My own work in the University of Manchester, as VP for Regional Innovation and Civic Engagement, has been guided by these principles. We’ve established a Civic University Agreement, supported by GM’s five universities and endorsed by the Mayor, and developed a collaborative body, Innovation GM, which brings together the HE sector with business sector groups and the GM Mayoral Combined Authority. We were awarded one of the pilots in the Innovation Accelerator programme, which we’ve used to support innovation diffusion in key sectors like digital and AI, and specifically to support the materials and manufacturing sector in Northeast Greater Manchester (Bury, Rochdale and Oldham), which remains one of the most economically and socially disadvantaged part of the conurbation, and forms a priority growth location through the “Atom Valley” Mayoral Development Zone.
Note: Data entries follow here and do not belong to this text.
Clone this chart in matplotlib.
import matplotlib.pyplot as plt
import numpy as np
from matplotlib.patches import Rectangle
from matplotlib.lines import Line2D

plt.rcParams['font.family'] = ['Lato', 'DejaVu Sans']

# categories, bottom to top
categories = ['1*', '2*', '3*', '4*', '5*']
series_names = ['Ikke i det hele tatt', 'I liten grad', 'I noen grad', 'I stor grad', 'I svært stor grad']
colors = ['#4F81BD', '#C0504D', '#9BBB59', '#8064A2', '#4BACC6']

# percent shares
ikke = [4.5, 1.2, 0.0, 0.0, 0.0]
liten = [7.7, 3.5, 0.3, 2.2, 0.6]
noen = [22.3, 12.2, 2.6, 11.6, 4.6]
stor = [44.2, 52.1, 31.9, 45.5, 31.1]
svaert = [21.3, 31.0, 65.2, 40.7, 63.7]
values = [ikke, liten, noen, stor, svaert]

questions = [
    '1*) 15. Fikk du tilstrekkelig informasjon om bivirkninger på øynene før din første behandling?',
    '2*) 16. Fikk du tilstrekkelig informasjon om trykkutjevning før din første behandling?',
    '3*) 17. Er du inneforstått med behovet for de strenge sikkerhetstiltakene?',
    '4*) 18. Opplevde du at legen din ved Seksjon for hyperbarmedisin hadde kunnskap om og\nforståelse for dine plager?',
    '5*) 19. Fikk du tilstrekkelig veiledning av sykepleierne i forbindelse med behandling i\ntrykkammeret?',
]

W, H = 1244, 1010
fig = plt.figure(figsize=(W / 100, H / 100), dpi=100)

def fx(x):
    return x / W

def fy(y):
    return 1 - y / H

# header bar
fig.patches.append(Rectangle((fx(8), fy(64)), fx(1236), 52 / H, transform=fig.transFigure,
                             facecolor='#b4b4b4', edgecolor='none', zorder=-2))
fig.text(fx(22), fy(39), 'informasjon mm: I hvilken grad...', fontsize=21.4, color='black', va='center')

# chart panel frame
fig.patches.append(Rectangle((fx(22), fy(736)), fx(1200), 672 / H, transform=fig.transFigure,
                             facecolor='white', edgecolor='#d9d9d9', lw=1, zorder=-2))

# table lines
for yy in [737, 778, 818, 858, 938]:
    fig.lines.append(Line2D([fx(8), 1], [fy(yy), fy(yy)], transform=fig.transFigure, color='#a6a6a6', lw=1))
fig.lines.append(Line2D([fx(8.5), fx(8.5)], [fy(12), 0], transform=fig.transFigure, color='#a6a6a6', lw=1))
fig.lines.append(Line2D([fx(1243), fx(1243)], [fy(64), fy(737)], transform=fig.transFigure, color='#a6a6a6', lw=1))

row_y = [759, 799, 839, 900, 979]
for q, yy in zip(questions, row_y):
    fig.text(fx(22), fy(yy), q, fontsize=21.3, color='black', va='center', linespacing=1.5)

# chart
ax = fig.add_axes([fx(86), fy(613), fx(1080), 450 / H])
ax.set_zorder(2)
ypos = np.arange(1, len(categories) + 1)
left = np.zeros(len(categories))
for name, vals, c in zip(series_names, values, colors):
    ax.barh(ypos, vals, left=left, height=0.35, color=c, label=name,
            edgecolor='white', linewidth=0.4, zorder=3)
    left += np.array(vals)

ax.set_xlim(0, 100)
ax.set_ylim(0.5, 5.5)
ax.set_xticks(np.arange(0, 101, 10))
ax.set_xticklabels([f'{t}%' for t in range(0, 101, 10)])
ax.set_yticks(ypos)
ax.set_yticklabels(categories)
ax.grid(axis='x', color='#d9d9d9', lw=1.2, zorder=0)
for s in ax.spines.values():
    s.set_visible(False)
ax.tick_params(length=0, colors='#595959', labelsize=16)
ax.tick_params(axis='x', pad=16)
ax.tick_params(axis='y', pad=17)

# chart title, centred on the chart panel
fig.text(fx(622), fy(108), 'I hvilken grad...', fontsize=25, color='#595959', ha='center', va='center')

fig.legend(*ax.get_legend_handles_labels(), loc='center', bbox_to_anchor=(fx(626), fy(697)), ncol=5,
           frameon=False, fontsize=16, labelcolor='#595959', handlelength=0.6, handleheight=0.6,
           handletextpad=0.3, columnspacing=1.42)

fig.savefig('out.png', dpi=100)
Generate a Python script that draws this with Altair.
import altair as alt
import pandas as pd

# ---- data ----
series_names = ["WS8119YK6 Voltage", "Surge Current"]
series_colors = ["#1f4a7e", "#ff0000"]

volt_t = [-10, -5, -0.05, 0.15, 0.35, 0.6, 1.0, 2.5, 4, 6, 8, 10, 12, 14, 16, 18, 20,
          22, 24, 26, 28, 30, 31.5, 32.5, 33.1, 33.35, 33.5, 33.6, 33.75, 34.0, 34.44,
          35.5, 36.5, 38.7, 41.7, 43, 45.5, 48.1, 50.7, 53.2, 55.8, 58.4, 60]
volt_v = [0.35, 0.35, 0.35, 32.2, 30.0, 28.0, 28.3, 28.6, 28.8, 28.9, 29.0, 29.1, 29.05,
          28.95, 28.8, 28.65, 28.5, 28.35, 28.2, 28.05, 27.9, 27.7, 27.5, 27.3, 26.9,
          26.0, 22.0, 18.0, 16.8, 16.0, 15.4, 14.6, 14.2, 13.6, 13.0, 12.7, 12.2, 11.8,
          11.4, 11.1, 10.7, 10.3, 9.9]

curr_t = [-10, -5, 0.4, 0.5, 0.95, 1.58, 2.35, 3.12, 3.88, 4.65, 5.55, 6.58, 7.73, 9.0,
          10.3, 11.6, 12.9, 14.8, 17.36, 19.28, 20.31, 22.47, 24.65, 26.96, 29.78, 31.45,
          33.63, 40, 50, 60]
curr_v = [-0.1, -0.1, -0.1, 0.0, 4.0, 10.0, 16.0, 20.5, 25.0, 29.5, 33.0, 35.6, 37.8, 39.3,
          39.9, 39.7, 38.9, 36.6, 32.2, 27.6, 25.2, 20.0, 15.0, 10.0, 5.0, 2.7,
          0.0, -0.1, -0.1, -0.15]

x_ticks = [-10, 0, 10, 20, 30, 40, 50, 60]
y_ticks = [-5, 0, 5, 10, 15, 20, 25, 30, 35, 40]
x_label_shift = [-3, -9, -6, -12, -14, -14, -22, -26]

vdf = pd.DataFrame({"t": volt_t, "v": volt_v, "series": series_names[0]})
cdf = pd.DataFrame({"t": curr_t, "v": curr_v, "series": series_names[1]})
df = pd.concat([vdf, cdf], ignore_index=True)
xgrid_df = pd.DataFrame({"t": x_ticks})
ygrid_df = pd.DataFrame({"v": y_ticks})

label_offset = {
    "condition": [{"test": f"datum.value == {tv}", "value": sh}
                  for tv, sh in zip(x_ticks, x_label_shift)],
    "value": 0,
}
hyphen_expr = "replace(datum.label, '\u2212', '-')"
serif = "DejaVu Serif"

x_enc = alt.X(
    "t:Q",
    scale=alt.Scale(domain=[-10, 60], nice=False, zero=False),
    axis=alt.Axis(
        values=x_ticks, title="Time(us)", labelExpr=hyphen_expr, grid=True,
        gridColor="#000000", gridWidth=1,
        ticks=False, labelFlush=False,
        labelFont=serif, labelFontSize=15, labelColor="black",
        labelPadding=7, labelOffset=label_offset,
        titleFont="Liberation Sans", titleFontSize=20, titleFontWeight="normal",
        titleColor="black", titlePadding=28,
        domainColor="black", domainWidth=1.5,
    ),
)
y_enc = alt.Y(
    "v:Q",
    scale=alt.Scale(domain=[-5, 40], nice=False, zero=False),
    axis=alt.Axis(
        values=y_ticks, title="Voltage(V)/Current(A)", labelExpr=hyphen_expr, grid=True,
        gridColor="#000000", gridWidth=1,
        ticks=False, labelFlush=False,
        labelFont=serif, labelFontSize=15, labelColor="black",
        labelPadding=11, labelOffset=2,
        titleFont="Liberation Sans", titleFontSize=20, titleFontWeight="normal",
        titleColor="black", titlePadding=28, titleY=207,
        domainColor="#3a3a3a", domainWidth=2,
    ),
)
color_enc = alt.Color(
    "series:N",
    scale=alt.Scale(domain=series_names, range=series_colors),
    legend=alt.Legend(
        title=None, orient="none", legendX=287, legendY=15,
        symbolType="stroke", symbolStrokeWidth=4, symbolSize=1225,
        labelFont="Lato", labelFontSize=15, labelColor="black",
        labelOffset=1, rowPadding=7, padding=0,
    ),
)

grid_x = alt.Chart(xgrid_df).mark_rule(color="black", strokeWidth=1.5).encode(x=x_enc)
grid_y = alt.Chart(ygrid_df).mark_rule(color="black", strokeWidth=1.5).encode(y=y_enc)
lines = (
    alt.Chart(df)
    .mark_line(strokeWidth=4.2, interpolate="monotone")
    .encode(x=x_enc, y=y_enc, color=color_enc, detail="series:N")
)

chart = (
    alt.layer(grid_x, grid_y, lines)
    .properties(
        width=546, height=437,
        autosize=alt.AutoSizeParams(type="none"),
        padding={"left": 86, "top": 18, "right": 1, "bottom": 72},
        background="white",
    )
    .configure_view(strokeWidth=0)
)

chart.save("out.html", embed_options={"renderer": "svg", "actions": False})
Collaborations with the FE sector have been growing, helped by the increasing coordination of GM’s nine FE colleges through the GM Colleges Group; Innovate UK’s very welcome Further Education Innovation Fund have allowed us to directly connect the FE colleges with GM’s innovation ambitions. Within the University, we’ve established a new unit, Unit M, with a specific mandate to own and drive our regional innovation agenda. I’m delighted that the government announced, in the June Comprehensive Spending Review, a Local Innovation Partnership Fund, which will build on the Innovation Accelerator pilots, extending them to 10 city-regions in the UK.
Finally, it’s worth coming back to money – and the current financial difficulties of the HE sector. It would, I think, be wrong to think of these civic activities as big sources of new funding, establishing new profit centres. Universities do need to be resourced to do new things, but this isn’t going to be an immediate boost to their bottom lines. What these civic activities will do, though, is give us a social licence to operate – and, in many cases, reconnect with the original purposes of our institutions.